Briefly speaking, camshift applied meanshift first. Once the meanshift converged, it recalculate the size of searching window. And again it starts the meanshift with the new window and previous location. This process ends until it meets certain precision.

By recalculating the window size in each iteration, we could find the best fit searching window for target object. This insured that the stable and constant tracking:

2. Parallel programming with CUDA

A typical CUDA program contains the following 4 steps:

CPU allocates storage on GPU
CPU copies input data to GPU
CPU launches kernels on GPU to process the data
CPU copies results back form GPU to CPU

The principle of writing a CUDA program is firstly write your program as if it runs on one single thread and than the GPU will run that program on many threads.

But in case of parallelism, we have to face some unusual problems in procedural programming. The first problem is how the threads are communicating with each other through memory.

Parallel communication models

The simplest model is call "map", which means that tasks read from and write to specific data elements:

The second model is "gather" because the threads gather many input data:

And we also have "scatter" where the task computes where to write output:

Next is "stencil" where tasks read input from a fixed neighborhood in an array:

And finally we have "transpose" that re-order the data element:

Let's make a little conclusion:

map: one-to-one
gather: many-to-one
scatter: one-to-many
stencil: several-to-one
transpose: one-to-one

Memory model

CUDA has a 3 level memory model. A thread has it's own local memory. A block of threads has a shared memory which could be access by all threads inside the block. And the whole kernel has a global memory that is accessible for all contained threads.

Synchronization

As we define the block which contains many threads to compute part of the problem, we are facing the synchronization problem. In certain point of the program, threads should wait until others reached.

A simple technique CUDA applied is barrier, which the point that threads should stop ant wait. (syncthreads)
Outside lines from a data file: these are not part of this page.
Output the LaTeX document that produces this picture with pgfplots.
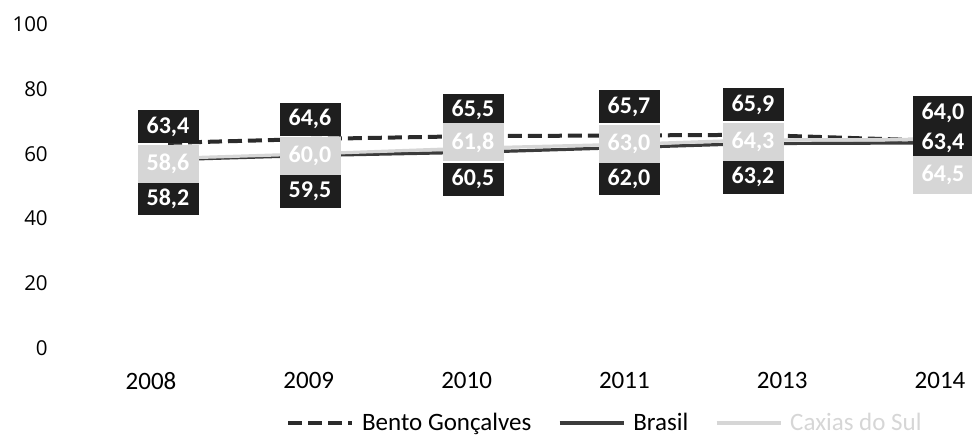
\documentclass[border=0pt]{standalone}
\usepackage{pgfplots}
\usepackage{pgfplotstable}
\pgfplotsset{compat=1.18}
\usepackage{fontspec}
\setmainfont{Carlito}
\newfontfamily\yfont{Open Sans}
\definecolor{dk}{HTML}{1E1E1E}
\definecolor{ln}{HTML}{2B2B2B}
\definecolor{br}{HTML}{3C3C3C}
\definecolor{lt}{HTML}{D6D6D6}

% x = horizontal position of each data point (chart pixels), dy = label offset (pixels)
\pgfplotstableread{
x   y     dy     lab
168 63.4  16.4   63,4
310 64.6  20.0   64,6
473 65.5  26.0   65,5
629 65.7  28.5   65,7
753 65.9  30.0   65,9
943 64.0  28.5   64,0
}\bento
\pgfplotstableread{
x   y     dy     lab
168 58.2  -39.0  58,2
310 59.5  -35.5  59,5
473 60.5  -27.0  60,5
629 62.0  -31.5  62,0
753 63.2  -33.5  63,2
943 63.4  0.4    63,4
}\brasil
\pgfplotstableread{
x   y     dy     lab
168 58.6  -5.6   58,6
310 60.0  -2.0   60,0
473 61.8  5.6    61,8
629 63.0  0.0    63,0
753 64.3  -2.0   64,3
943 64.5  -35.7  64,5
}\caxias

\begin{document}
\begin{tikzpicture}
\useasboundingbox (0pt,0pt) rectangle (729pt,330pt);
\begin{axis}[
  at={(41.25pt,69pt)}, anchor=south west,
  scale only axis, width=687.75pt, height=242.625pt,
  xmin=55, xmax=972, ymin=0, ymax=100,
  axis line style={draw=none},
  major tick length=0pt,
  xtick={151,308.8,466.6,624.4,782.2,940},
  xticklabels={2008,2009,2010,2011,2013,2014},
  ytick={0,20,40,60,80,100},
  clip=false,
  /pgf/number format/assume math mode=true,
  yticklabel style={font=\yfont\fontsize{15.4}{18}\selectfont, anchor=east, inner sep=0pt, xshift=-5.25pt},
  xticklabel style={font=\fontsize{18.75}{22}\selectfont, anchor=north, inner sep=0pt, yshift=-18pt},
  legend style={at={(0.6,-0.232)}, anchor=center, draw=none, fill=none,
    legend columns=3, font=\fontsize{18.75}{22}\selectfont,
    /tikz/every odd column/.append style={column sep=4pt},
    /tikz/every even column/.append style={column sep=18pt}},
  legend image code/.code={\draw[#1] (0pt,0pt) -- (48pt,0pt);},
]
\addplot[ln, line width=3pt, dash pattern=on 10.5pt off 4.5pt] table[x=x,y=y]{\bento};
\addlegendentry{Bento Gonçalves}
\addplot[br, line width=2.4pt] table[x=x,y=y]{\brasil};
\addlegendentry{Brasil}
\addplot[lt, line width=2.4pt] table[x=x,y=y]{\caxias};
\addlegendentry{\textcolor{lt}{Caxias do Sul}}

% data labels
\addplot[draw=none, forget plot, nodes near coords, point meta=explicit symbolic,
  visualization depends on={\thisrow{dy} \as \dy},
  nodes near coords style={anchor=center, fill=dk, text=white, inner sep=0pt,
    font=\bfseries\fontsize{18}{20}\selectfont,
    minimum width=45.75pt, minimum height=24.75pt, yshift=\dy*0.75pt}]
  table[x=x,y=y,meta=lab]{\bento};
\addplot[draw=none, forget plot, nodes near coords, point meta=explicit symbolic,
  visualization depends on={\thisrow{dy} \as \dy},
  nodes near coords style={anchor=center, fill=dk, text=white, inner sep=0pt,
    font=\bfseries\fontsize{18}{20}\selectfont,
    minimum width=45.75pt, minimum height=24.75pt, yshift=\dy*0.75pt}]
  table[x=x,y=y,meta=lab]{\brasil};
\addplot[draw=none, forget plot, nodes near coords, point meta=explicit symbolic,
  visualization depends on={\thisrow{dy} \as \dy},
  nodes near coords style={anchor=center, fill=lt, text=white, inner sep=0pt,
    font=\bfseries\fontsize{18}{20}\selectfont,
    minimum width=45.75pt, minimum height=28.5pt, yshift=\dy*0.75pt}]
  table[x=x,y=y,meta=lab]{\caxias};
\end{axis}
\end{tikzpicture}
\end{document}
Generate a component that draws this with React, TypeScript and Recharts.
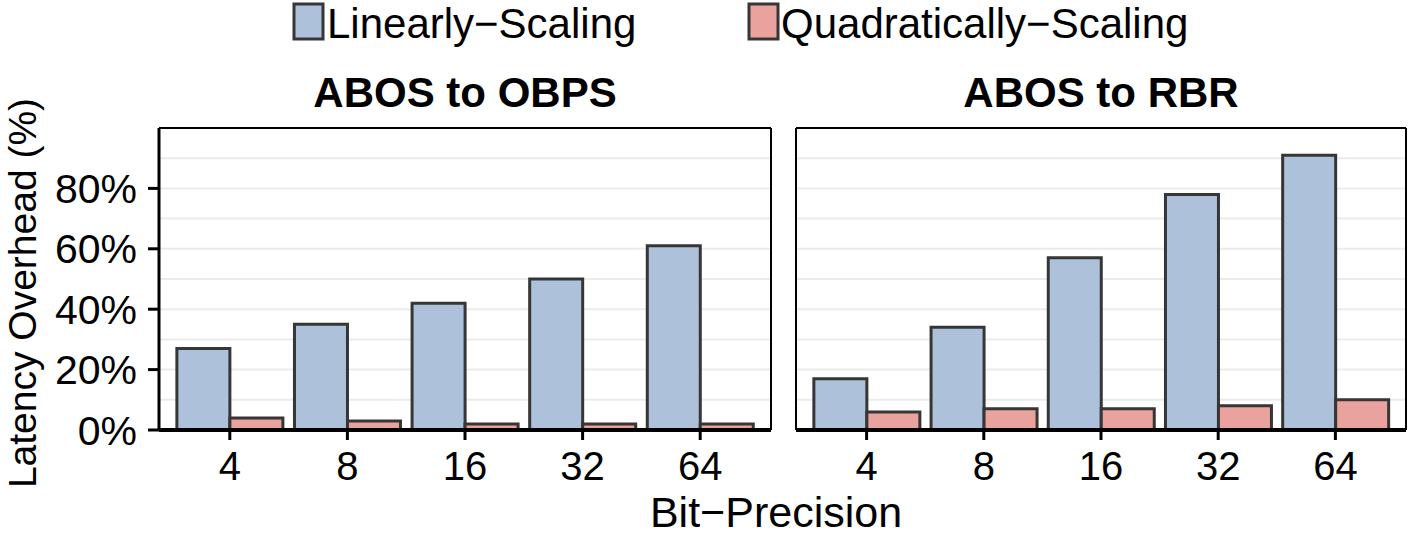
import React from 'react';
import { BarChart, Bar, XAxis, YAxis, CartesianGrid } from 'recharts';

const categories = ['4', '8', '16', '32', '64'];
const obpsLinear = [27, 35, 42, 50, 61];
const obpsQuad = [4, 3, 2, 2, 2];
const rbrLinear = [17, 34, 57, 78, 91];
const rbrQuad = [6, 7, 7, 8, 10];
const yLabelTicks = [0, 20, 40, 60, 80];
const gridTicks = [0, 10, 20, 30, 40, 50, 60, 70, 80, 90];
const seriesNames = ['Linearly\u2212Scaling', 'Quadratically\u2212Scaling'];
const panelTitles = ['ABOS to OBPS', 'ABOS to RBR'];

const obpsData = categories.map((c, i) => ({ bits: c, linear: obpsLinear[i], quad: obpsQuad[i] }));
const rbrData = categories.map((c, i) => ({ bits: c, linear: rbrLinear[i], quad: rbrQuad[i] }));

const FONT = '"Liberation Sans", Arial, Helvetica, sans-serif';
const BLUE = '#aec1da';
const RED = '#eaa29e';
const EDGE = '#363636';

function YTick(props: any) {
  const { x, y, payload, show } = props;
  const v = payload.value;
  if (!show || !yLabelTicks.includes(v)) return <g />;
  return (
    <g>
      <line x1={x + 11} x2={x + 22} y1={y} y2={y} stroke="#000" strokeWidth={3} />
      <text x={x} y={y} dy="0.355em" textAnchor="end" fontSize={41} fontFamily={FONT} fill="#000">
        {`${v}%`}
      </text>
    </g>
  );
}

function Panel({ data, left, width, showY, yWidth, rightMargin }: any) {
  return (
    <div style={{ position: 'absolute', left, top: 0 }}>
      <BarChart
        width={width}
        height={536}
        data={data}
        margin={{ top: 127, right: rightMargin, left: 0, bottom: 0 }}
        barCategoryGap="5%"
        barGap={0}
      >
        <CartesianGrid vertical={false} stroke="#ebebeb" strokeWidth={2} />
        <XAxis
          dataKey="bits"
          interval={0}
          padding={{ left: 12, right: 12 }}
          height={106}
          tickSize={10}
          tickMargin={12}
          axisLine={{ stroke: '#000', strokeWidth: 4 }}
          tickLine={{ stroke: '#000', strokeWidth: 3 }}
          tick={{ fill: '#000', fontSize: 40, fontFamily: FONT }}
        />
        <XAxis
          xAxisId="top"
          orientation="top"
          dataKey="bits"
          height={1}
          tick={false}
          tickLine={false}
          axisLine={{ stroke: '#000', strokeWidth: 2 }}
        />
        <YAxis
          domain={[0, 100]}
          ticks={gridTicks}
          interval={0}
          width={yWidth}
          tickSize={11}
          tickMargin={11}
          tick={<YTick show={showY} />}
          tickLine={false}
          axisLine={{ stroke: '#000', strokeWidth: showY ? 3 : 2 }}
        />
        <YAxis
          yAxisId="right"
          orientation="right"
          domain={[0, 100]}
          width={1}
          tick={false}
          tickLine={false}
          axisLine={{ stroke: '#000', strokeWidth: 2 }}
        />
        <Bar dataKey="linear" fill={BLUE} stroke={EDGE} strokeWidth={3} isAnimationActive={false} />
        <Bar dataKey="quad" fill={RED} stroke={EDGE} strokeWidth={3} isAnimationActive={false} />
      </BarChart>
    </div>
  );
}

export default function App() {
  return (
    <div style={{ position: 'absolute', left: 0, top: 0, width: 1412, height: 536, background: '#fff', overflow: 'hidden' }}>
      <Panel data={obpsData} left={0} width={780} showY yWidth={159} rightMargin={8} />
      <Panel data={rbrData} left={780} width={632} showY={false} yWidth={16} rightMargin={5} />
      <svg width={1412} height={536} style={{ position: 'absolute', left: 0, top: 0, pointerEvents: 'none' }} fontFamily={FONT}>
        <rect x={294} y={4} width={29} height={35} fill={BLUE} stroke={EDGE} strokeWidth={3} />
        <text x={327} y={38} fontSize={42} fill="#000">{seriesNames[0]}</text>
        <rect x={749} y={4} width={29} height={35} fill={RED} stroke={EDGE} strokeWidth={3} />
        <text x={781} y={38} fontSize={42} fill="#000">{seriesNames[1]}</text>
        <text x={465} y={107} fontSize={42} fontWeight="bold" textAnchor="middle" fill="#000">{panelTitles[0]}</text>
        <text x={1101} y={107} fontSize={42} fontWeight="bold" textAnchor="middle" fill="#000">{panelTitles[1]}</text>
        <text x={36} y={293} fontSize={39} textAnchor="middle" fill="#000" transform="rotate(-90 36 293)">Latency Overhead (%)</text>
        <text x={776} y={527} fontSize={43} textAnchor="middle" fill="#000">Bit{'\u2212'}Precision</text>
      </svg>
    </div>
  );
}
We've go through all important aspect of prallel programming, let's look at our Camshfit acceleration.

3. Camshift acceleration with CUDA

So the firstly thing we have to do, is to analyse which part of the program could be parallel. The process of Camshift is following:

construct histogram
back projection to obtain the color distribution
meanshift util it converges
recalculate the window size for next frame
continue the process until no more frame

The histogram could be built simultaneously. Instead of iterate pixel by pixel, we could just launch many threads to compute the bin in the same time.

__global__ void rgb_to_xyY(
   float* d_r,
   float* d_g,
   float* d_b,
   float* d_x,
   float* d_y,
   float* d_log_Y,
   float  delta,
   int    num_pixels_y,
   int    num_pixels_x )
{
 int  ny             = num_pixels_y;
 int  nx             = num_pixels_x;
 int2 image_index_2d = make_int2( ( blockIdx.x * blockDim.x ) + threadIdx.x, ( blockIdx.y * blockDim.y ) + threadIdx.y );
 int  image_index_1d = ( nx * image_index_2d.y ) + image_index_2d.x;

 if ( image_index_2d.x < nx && image_index_2d.y < ny )
 {
   float r = d_r[ image_index_1d ];
   float g = d_g[ image_index_1d ];
   float b = d_b[ image_index_1d ];

   float X = ( r * 0.4124f ) + ( g * 0.3576f ) + ( b * 0.1805f );
   float Y = ( r * 0.2126f ) + ( g * 0.7152f ) + ( b * 0.0722f );
   float Z = ( r * 0.0193f ) + ( g * 0.1192f ) + ( b * 0.9505f );

   float L = X + Y + Z;
   float x = X / L;
   float y = Y / L;

   float log_Y = log10f( delta + Y );

   d_x[ image_index_1d ]     = x;
   d_y[ image_index_1d ]     = y;
   d_log_Y[ image_index_1d ] = log_Y;
 }
}

The moment computing process is also parallelism, but in my project I didn't get this right. Maybe I will get this done later.

So let's look at the result:

4. Conclusion

In this project, I applied Camshift object tracking method with (part of) CUDA acceleration. The result is convincing, but there are still problems for future work:

The color space is not a robust feature to extract the object. The program could get lost with similar background color.
The parallel programming is complex, so I didn't success all the aspect in this program.
Deal to time limit, an performance evaluation is not held in this project.